His horror trends towards the psychological and the personal. Dial is directly inspired by both the image of a character discovering that a ringing phone has never been connected, and the passing of his grandmother in 2022. His art style is less in-your-face gore and more close examinations of the darker emotions within the human experience: grief, regret, suffering. Before Dial, he worked on the 2018 short film The Black Shuck, which also features a protagonist coping with the loss of her mother. 

Trett pulls from his life to give depth to the stories he tells on screen. The Black Shuck is set in his home county of Norfolk. Shot on location, it has a uniquely Norfolkness to it, with its stone churches and overgrown graveyards. It uses the East Anglian myth of the Black Shuck, an enormous demonic dog with fur as dark as midnight and eyes as red as hell, to explore the character’s depression, blending folklore with individual experience. Meanwhile, Dial’s dreamlike, disconnected quality can almost directly be linked to its origin. As Trett explains, “shortly after [my grandmother] passed, I had an odd dream to do with her house and her neighbors and there was something else to do with her being on the other end of a phone call. When I woke up, I wrote all I could remember from the dream into the notes section of my phone. Then using the disconnected phone idea as an inciting incident, I built the script around it using elements of my dream and real life.”

When asked about his horror inspirations, Trett cites Mike Flannagan, Ari Aster, Robert Eggers, and Benson and Moorhead. These are filmmakers that evoke terms like “unsettling,” “intricate,” and “moody.” Trett describes Flannagan’s approach to his work as “tragic but romantic.”  

What scares Josh Trett of Trett Films?

“Horror to me is used to explore real-life fears and real-life issues and to communicate it in a larger-than-life and expressive fashion. Art should be used to self-express and to communicate the stuff that matters to us but it should be done in a fashion that is digestible and…well artistic. Nobody likes to be beaten around the head with facts and statements and others’ opinions but horror is such a diverse genre, it allows those conversations and thoughts to begin in a much more creative and organic way.”

Like many of us, Trett was first drawn to the horror genre by its status as taboo. He recalls being 10 or 11 at a car boot sale and practically begging his parents to let him buy Driller Killer, solely because his Dad mentioned it had been banned in the UK. (They did not, in fact, let their prepubescent son purchase the film that features one man drilling a hole in the head of another). But according to Trett, being kept away only drew him closer to the flame:

“A friend of mine when I was young told me about certain scenes in The Texas Chainsaw Massacre and I couldn’t believe what I was hearing. Meat hooks? Leatherface? I had to see it. I pleaded and pleaded with my parents to let me watch it but they refused. So, I went behind their back and secretly recorded it off TV one night. I was too scared to watch it in one go so I would just watch a few minutes around the time when everyone was in bed. If it got too scary, I’d switch it off and wait a few days before returning. 

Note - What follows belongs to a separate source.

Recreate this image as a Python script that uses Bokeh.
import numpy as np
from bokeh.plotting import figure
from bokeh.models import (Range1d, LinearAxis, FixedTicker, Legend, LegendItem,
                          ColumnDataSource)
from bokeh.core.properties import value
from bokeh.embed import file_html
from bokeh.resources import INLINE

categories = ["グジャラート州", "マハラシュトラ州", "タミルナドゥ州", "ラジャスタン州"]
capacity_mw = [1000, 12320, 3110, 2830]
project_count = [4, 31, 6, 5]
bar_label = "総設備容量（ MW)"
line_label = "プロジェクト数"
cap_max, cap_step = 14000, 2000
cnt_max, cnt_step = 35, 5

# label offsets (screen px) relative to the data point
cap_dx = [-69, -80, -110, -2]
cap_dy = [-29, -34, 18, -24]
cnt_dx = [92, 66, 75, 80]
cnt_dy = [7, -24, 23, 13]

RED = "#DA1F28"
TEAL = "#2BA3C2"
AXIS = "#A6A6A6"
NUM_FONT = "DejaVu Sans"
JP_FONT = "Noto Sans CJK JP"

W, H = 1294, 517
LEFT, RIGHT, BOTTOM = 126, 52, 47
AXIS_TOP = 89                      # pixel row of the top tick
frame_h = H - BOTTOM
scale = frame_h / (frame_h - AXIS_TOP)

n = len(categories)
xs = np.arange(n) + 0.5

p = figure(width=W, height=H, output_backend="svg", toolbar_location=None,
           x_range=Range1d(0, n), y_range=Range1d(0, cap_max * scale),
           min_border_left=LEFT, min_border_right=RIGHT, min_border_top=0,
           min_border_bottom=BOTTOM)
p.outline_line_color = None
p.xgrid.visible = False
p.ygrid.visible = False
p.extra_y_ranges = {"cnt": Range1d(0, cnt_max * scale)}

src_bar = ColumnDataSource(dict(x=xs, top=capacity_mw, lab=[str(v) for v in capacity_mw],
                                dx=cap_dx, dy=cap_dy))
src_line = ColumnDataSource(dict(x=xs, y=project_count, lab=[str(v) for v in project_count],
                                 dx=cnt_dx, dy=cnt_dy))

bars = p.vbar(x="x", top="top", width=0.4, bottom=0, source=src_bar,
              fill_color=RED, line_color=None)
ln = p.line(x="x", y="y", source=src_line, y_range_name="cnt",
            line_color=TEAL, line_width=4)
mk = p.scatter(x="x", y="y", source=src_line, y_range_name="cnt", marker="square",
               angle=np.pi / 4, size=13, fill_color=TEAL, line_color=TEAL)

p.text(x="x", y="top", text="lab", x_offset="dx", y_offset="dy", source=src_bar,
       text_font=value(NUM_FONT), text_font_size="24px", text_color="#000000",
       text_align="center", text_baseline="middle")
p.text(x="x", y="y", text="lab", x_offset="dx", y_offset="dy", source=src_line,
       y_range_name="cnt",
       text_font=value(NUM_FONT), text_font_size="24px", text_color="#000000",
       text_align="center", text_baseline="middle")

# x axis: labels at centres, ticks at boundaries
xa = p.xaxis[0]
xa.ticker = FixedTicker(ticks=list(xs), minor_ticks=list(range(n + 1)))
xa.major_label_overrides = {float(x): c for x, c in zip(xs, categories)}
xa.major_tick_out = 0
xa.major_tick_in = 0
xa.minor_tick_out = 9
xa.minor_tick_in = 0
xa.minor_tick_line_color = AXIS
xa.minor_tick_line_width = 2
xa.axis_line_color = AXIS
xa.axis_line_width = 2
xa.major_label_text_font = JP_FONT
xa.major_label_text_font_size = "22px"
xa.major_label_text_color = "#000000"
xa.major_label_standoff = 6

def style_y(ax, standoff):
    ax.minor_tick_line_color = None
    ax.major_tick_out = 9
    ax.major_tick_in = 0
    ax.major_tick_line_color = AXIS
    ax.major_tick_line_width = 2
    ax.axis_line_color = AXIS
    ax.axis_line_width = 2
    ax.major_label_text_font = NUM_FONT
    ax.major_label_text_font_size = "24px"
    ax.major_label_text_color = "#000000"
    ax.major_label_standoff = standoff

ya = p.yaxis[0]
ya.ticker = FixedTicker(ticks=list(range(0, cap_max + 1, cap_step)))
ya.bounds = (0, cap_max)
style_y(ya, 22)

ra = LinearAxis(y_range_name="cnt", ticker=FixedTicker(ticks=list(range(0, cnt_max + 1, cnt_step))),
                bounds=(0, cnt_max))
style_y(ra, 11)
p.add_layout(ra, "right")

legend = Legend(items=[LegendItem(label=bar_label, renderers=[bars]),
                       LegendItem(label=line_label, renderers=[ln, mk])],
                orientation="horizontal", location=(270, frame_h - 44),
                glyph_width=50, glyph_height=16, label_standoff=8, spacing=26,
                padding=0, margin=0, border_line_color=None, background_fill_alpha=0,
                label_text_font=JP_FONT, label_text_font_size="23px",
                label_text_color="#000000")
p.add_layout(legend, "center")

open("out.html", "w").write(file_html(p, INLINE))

To this day, I still love Texas Chainsaw Massacre and can now watch it one go…not to brag or anything.”

As he’s gotten older, his tastes have moved away from gore towards what he coins as “tragic horror.” It’s the appeal of something that has a “lingering scare.” Trett uses Henry James’ The Turn of the Screw and Shirley Jackson’s The Haunting of Hill House as examples. He explains, “As I’m reading it, I don’t feel overly frightened but something about the images it conjures in my mind and the overall sense of dread seems to creep up on me once I’ve put it down and gone to bed.”

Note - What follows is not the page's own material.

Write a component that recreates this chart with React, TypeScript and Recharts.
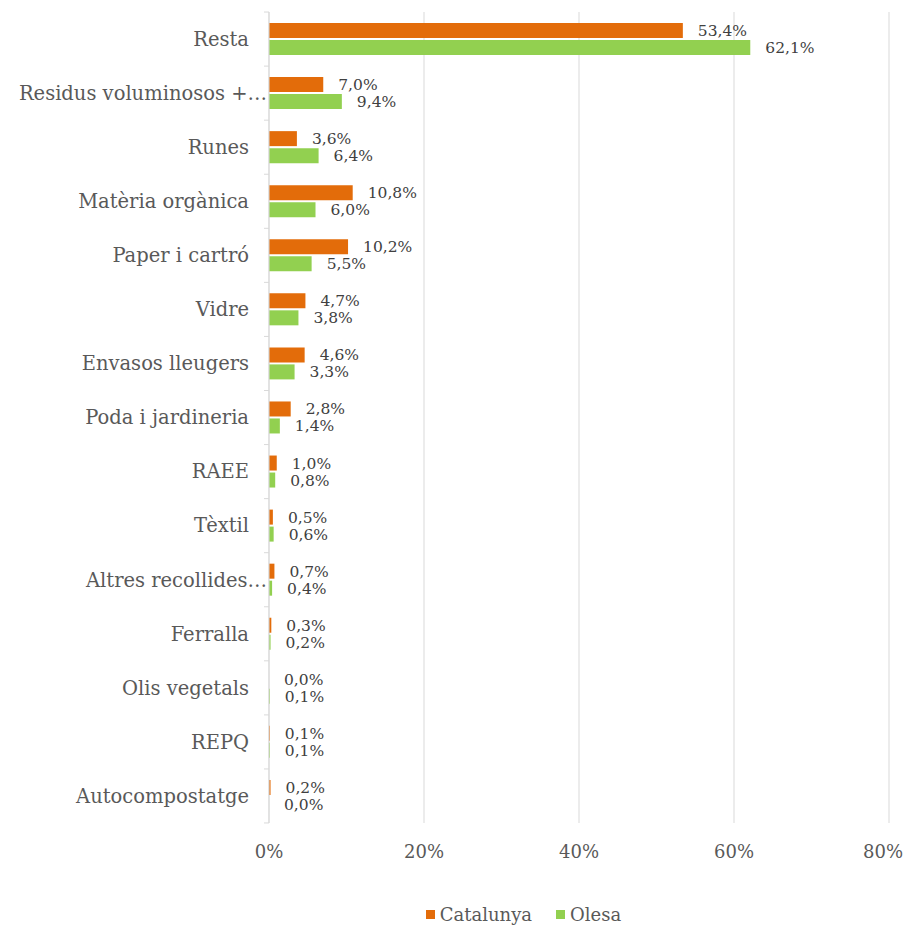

When asked what scares him, Trett explains that horror films don’t have the same punch they used to. As a filmmaker, he understands what goes into making them make us scared, from cinematography to sound design, which admittedly dampens their mystique. It’s an “I know how the sausage is made type of scenario.” That said, he’s found a personal appeal lately in horror video games. “The first-person perspective and the interactive nature of gaming heighten the creep level.” Sometimes, he boasts, he’ll even brave headphones.